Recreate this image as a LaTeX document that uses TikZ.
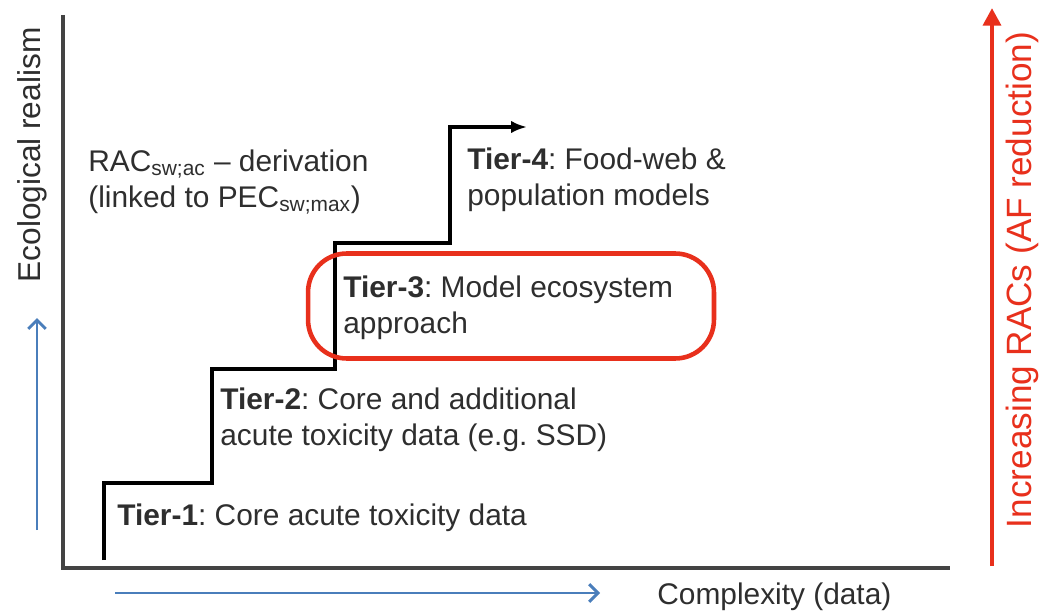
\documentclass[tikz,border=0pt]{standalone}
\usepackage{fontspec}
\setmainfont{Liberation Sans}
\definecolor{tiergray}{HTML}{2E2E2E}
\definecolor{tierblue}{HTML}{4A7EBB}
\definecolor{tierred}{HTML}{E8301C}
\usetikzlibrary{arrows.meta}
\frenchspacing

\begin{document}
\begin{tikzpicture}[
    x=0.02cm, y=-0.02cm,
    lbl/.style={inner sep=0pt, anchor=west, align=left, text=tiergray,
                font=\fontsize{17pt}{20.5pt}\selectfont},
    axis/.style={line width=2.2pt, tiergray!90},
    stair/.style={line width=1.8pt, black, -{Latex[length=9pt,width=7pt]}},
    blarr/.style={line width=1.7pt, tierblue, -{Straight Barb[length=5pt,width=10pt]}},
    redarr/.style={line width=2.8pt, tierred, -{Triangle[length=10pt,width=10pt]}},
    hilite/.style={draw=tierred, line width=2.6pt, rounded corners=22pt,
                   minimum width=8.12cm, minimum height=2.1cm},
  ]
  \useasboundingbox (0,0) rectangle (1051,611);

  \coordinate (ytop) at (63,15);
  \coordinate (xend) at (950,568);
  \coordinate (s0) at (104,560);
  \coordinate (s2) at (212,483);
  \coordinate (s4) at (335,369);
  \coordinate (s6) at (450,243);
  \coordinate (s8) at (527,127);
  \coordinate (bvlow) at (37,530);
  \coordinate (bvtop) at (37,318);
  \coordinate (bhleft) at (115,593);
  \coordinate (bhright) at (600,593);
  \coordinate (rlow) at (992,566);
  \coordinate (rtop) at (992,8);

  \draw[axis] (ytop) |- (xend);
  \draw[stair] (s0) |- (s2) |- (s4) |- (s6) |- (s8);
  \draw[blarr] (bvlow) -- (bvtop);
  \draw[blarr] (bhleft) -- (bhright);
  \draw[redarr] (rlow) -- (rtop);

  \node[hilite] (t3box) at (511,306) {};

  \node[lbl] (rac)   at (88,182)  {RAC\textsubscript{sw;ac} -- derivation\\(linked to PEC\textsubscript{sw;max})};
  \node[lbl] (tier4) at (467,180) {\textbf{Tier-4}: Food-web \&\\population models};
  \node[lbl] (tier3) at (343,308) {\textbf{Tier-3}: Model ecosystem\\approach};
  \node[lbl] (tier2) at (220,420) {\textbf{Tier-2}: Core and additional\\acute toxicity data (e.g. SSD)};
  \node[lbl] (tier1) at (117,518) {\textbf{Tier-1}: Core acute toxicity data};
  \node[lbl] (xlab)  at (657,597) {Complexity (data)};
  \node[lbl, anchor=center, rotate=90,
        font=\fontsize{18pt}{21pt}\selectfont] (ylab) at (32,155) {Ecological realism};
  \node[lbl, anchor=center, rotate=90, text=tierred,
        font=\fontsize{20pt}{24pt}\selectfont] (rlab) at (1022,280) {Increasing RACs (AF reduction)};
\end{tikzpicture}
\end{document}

====

■ **JOB**: Transcribe the whole listing exactly. Pictures stay out of your copy.

■ **RESULT FOR THIS EXERCISE**:
Recreate this image as a LaTeX document that uses TikZ.
\documentclass[tikz,border=0pt]{standalone}
\usepackage{fontspec}
\setmainfont{Liberation Sans}
\definecolor{tiergray}{HTML}{2E2E2E}
\definecolor{tierblue}{HTML}{4A7EBB}
\definecolor{tierred}{HTML}{E8301C}
\usetikzlibrary{arrows.meta}
\frenchspacing

\begin{document}
\begin{tikzpicture}[
    x=0.02cm, y=-0.02cm,
    lbl/.style={inner sep=0pt, anchor=west, align=left, text=tiergray,
                font=\fontsize{17pt}{20.5pt}\selectfont},
    axis/.style={line width=2.2pt, tiergray!90},
    stair/.style={line width=1.8pt, black, -{Latex[length=9pt,width=7pt]}},
    blarr/.style={line width=1.7pt, tierblue, -{Straight Barb[length=5pt,width=10pt]}},
    redarr/.style={line width=2.8pt, tierred, -{Triangle[length=10pt,width=10pt]}},
    hilite/.style={draw=tierred, line width=2.6pt, rounded corners=22pt,
                   minimum width=8.12cm, minimum height=2.1cm},
  ]
  \useasboundingbox (0,0) rectangle (1051,611);

  \coordinate (ytop) at (63,15);
  \coordinate (xend) at (950,568);
  \coordinate (s0) at (104,560);
  \coordinate (s2) at (212,483);
  \coordinate (s4) at (335,369);
  \coordinate (s6) at (450,243);
  \coordinate (s8) at (527,127);
  \coordinate (bvlow) at (37,530);
  \coordinate (bvtop) at (37,318);
  \coordinate (bhleft) at (115,593);
  \coordinate (bhright) at (600,593);
  \coordinate (rlow) at (992,566);
  \coordinate (rtop) at (992,8);

  \draw[axis] (ytop) |- (xend);
  \draw[stair] (s0) |- (s2) |- (s4) |- (s6) |- (s8);
  \draw[blarr] (bvlow) -- (bvtop);
  \draw[blarr] (bhleft) -- (bhright);
  \draw[redarr] (rlow) -- (rtop);

  \node[hilite] (t3box) at (511,306) {};

  \node[lbl] (rac)   at (88,182)  {RAC\textsubscript{sw;ac} -- derivation\\(linked to PEC\textsubscript{sw;max})};
  \node[lbl] (tier4) at (467,180) {\textbf{Tier-4}: Food-web \&\\population models};
  \node[lbl] (tier3) at (343,308) {\textbf{Tier-3}: Model ecosystem\\approach};
  \node[lbl] (tier2) at (220,420) {\textbf{Tier-2}: Core and additional\\acute toxicity data (e.g. SSD)};
  \node[lbl] (tier1) at (117,518) {\textbf{Tier-1}: Core acute toxicity data};
  \node[lbl] (xlab)  at (657,597) {Complexity (data)};
  \node[lbl, anchor=center, rotate=90,
        font=\fontsize{18pt}{21pt}\selectfont] (ylab) at (32,155) {Ecological realism};
  \node[lbl, anchor=center, rotate=90, text=tierred,
        font=\fontsize{20pt}{24pt}\selectfont] (rlab) at (1022,280) {Increasing RACs (AF reduction)};
\end{tikzpicture}
\end{document}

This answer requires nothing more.